Il y a quelque chose de terrible en moi. Une indifférence que je ne me connaissais pas. La plainte est longue, lancinante même. J’entends la larme s’échouer sur les écueils de la gorge qui s’use. Je me terre dans la douillette, j’enfoui ma tête sous les cinq oreillers qui habillent mon lit. Ça dure depuis une semaine. Tronquant les heures précieuses d’un sommeil nécessaire. Et ça s’ajoute aux bruits obnubilants qui filtrent à tout moment des murs cartonnés de mon appartement. Je suis épuisée, ma patience a atteint les limites de mes possibilités, je me sens sombrer dans la folie comme lorsque la dépression m’empêchait de dormir. Et cette fois, ma tête n’y est pour rien. Sinon parce que mes oreilles captent des sons qui leur font mal au cœur.

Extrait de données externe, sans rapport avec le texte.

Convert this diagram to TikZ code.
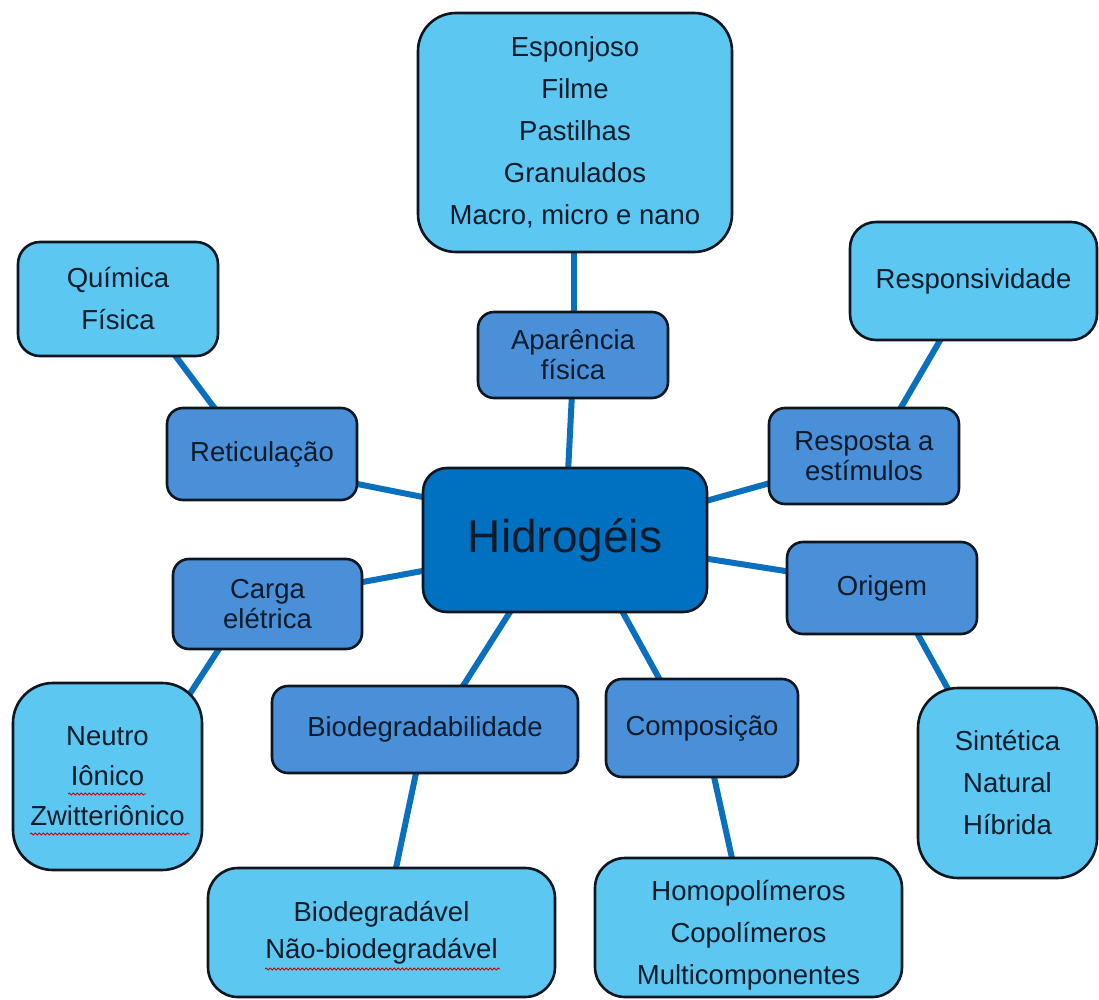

La nuit est encore noire, quand j’entends jouer la poignée de la porte. Un peu plus et je croirais aux fantômes. Et les cris recommencent. Plus forts, plus constants. Je ferme les yeux et me retourne sur le matelas faisant fi de tout ce tapage. Je ne cèderai pas au chantage. Plus le temps passe et plus je m’en fou. Je sais qu’il perdra patience et que bientôt le silence enveloppera à nouveau mon espace vital. Je sais que je pourrai retourner me lover dans les bras de Morphée sitôt que ses plaintes se tairont. Je réussi à peine à rogner une petite demie heure sur le sommeil que déjà le manège recommence. Les larmes, les plaintes, les cris, la porte. Mais cette fois, celle-ci joue sur ses gonds, sans s’ouvrir pourtant.

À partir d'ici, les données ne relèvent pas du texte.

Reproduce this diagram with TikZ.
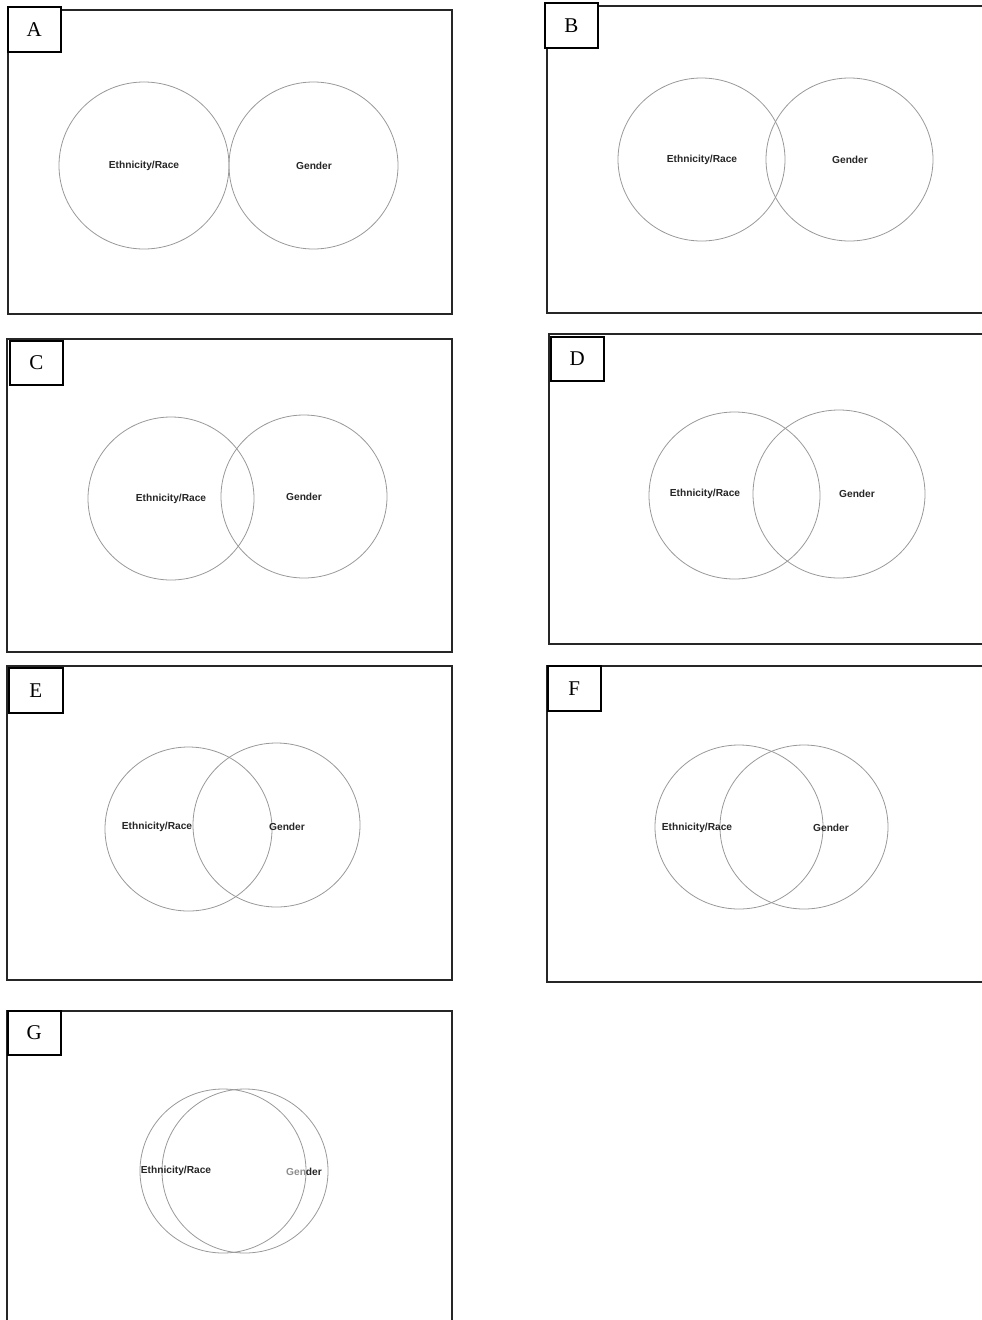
\documentclass[tikz,border=0pt]{standalone}
\usepackage{fontspec}
\setmainfont{Liberation Serif}
\newfontfamily\vennfont{Liberation Sans}
\usetikzlibrary{shapes.geometric}
\tikzset{
  panelframe/.style={draw=black!85, line width=2pt},
  tagbox/.style={draw=black, line width=1.6pt, fill=white, inner sep=0pt, anchor=north west,
    minimum width=53pt, minimum height=45pt, font=\fontsize{21}{21}\selectfont},
  venn/.style={ellipse, draw=black!40, line width=0.8pt, inner sep=0pt},
  vtext/.style={font=\vennfont\bfseries\fontsize{10.2}{11}\selectfont, text=black!85, inner sep=0pt}
}
\begin{document}
\begin{tikzpicture}[x=1pt,y=-1pt]
\useasboundingbox (0,0) rectangle (982,1320);
% Panel A
\draw[panelframe] (7.5,9.5) rectangle (452,314);
\node[tagbox] (tA) at (7,6) {A};
\node[venn, minimum width=170pt, minimum height=167pt] (A1) at (144,165.5) {};
\node[venn, minimum width=169pt, minimum height=167pt] (A2) at (313.5,165.5) {};
\node[vtext] (A1t) at (144,166) {Ethnicity/Race};
\node[vtext] (A2t) at (314,166) {Gender};
% Panel B
\draw[panelframe] (984,6) -- (547,6) -- (547,313) -- (984,313);
\node[tagbox] (tB) at (544,2) {B};
\node[venn, minimum width=167pt, minimum height=163pt] (B1) at (701.5,159.5) {};
\node[venn, minimum width=167pt, minimum height=163pt] (B2) at (849.5,159.5) {};
\node[vtext] (B1t) at (702,160) {Ethnicity/Race};
\node[vtext] (B2t) at (850,160) {Gender};
% Panel C
\draw[panelframe] (7,339) rectangle (452,652);
\node[tagbox, minimum height=44pt] (tC) at (9,340) {C};
\node[venn, minimum width=166pt, minimum height=163pt] (C1) at (171,498.5) {};
\node[venn, minimum width=166pt, minimum height=163pt] (C2) at (304,496.5) {};
\node[vtext] (C1t) at (171,499) {Ethnicity/Race};
\node[vtext] (C2t) at (304,497) {Gender};
% Panel D
\draw[panelframe] (984,334) -- (549,334) -- (549,644) -- (984,644);
\node[tagbox, minimum height=44pt] (tD) at (550,336) {D};
\node[venn, minimum width=171pt, minimum height=167pt] (D1) at (734.5,495.5) {};
\node[venn, minimum width=172pt, minimum height=168pt] (D2) at (839,494) {};
\node[vtext] (D1t) at (705,494) {Ethnicity/Race};
\node[vtext] (D2t) at (857,494) {Gender};
% Panel E
\draw[panelframe] (7,666) rectangle (452,980);
\node[tagbox, minimum width=54pt] (tE) at (8,667) {E};
\node[venn, minimum width=167pt, minimum height=164pt] (E1) at (188.5,829) {};
\node[venn, minimum width=167pt, minimum height=164pt] (E2) at (276.5,825) {};
\node[vtext] (E1t) at (157,827) {Ethnicity/Race};
\node[vtext] (E2t) at (287,827) {Gender};
% Panel F
\draw[panelframe] (984,666) -- (547,666) -- (547,982) -- (984,982);
\node[tagbox] (tF) at (547,665) {F};
\node[venn, minimum width=168pt, minimum height=164pt] (F1) at (739,827) {};
\node[venn, minimum width=168pt, minimum height=164pt] (F2) at (804,827) {};
\node[vtext] (F1t) at (697,828) {Ethnicity/Race};
\node[vtext] (F2t) at (831,828) {Gender};
% Panel G
\draw[panelframe] (7,1322) -- (7,1011) -- (452,1011) -- (452,1322);
\node[tagbox, minimum height=44pt] (tG) at (7,1010) {G};
\node[venn, minimum width=166pt, minimum height=164pt] (G1) at (223,1171) {};
\node[venn, minimum width=166pt, minimum height=164pt] (G2) at (245,1171) {};
\node[vtext] (G1t) at (176,1171) {Ethnicity/Race};
\node[vtext] (G2t) at (304,1172) {{\color{black!45}Gen}der};
\end{tikzpicture}
\end{document}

Il y a quelque chose de terrible en moi, je ne ressens même plus la douleur, ni la pitié. J’ai complètement décroché. Plus de sympathie, plus même d’empathie pour l’âme esseulée qui pleure toute les larmes de son corps à quelques pas de moi. Je replonge sous les couvertures, bien décidée à me fermer les conduits auditifs pour de bon. De l’autre côté de la porte, la voix s’essouffle, se casse. Il abandonne enfin. Malgré son entêtement proverbial. Je sais que je trouverai au matin un petit chaton gris de quatre mois, l’œil humide et le regard insulté par tant d’incompréhension de ma part, sagement assis sur le pas de ma porte.

J’ai pourtant bien essayé de lui ouvrir ma chambre lorsque la nuit succède au jour. Mais il est trop jeune et trop taquin pour que nous puissions nous entendre. D’autant que sa sœur et lui ont la fâcheuse habitude de prendre mon corps assoupi pour une autoroute de chat et qu’ils s’encouragent l’un l’autre à faire des bêtises. La nuit, nous sommes en guerre ouverte. Je suis particulièrement têtue moi aussi. Je sais qu’il est bien nourri et abreuvé. Je sais que ses larmes de crocodiles sont sa manière toute féline de me faire du chantage émotif. Qu’il se le tienne pour dit : sa maîtresse ne cèdera pas.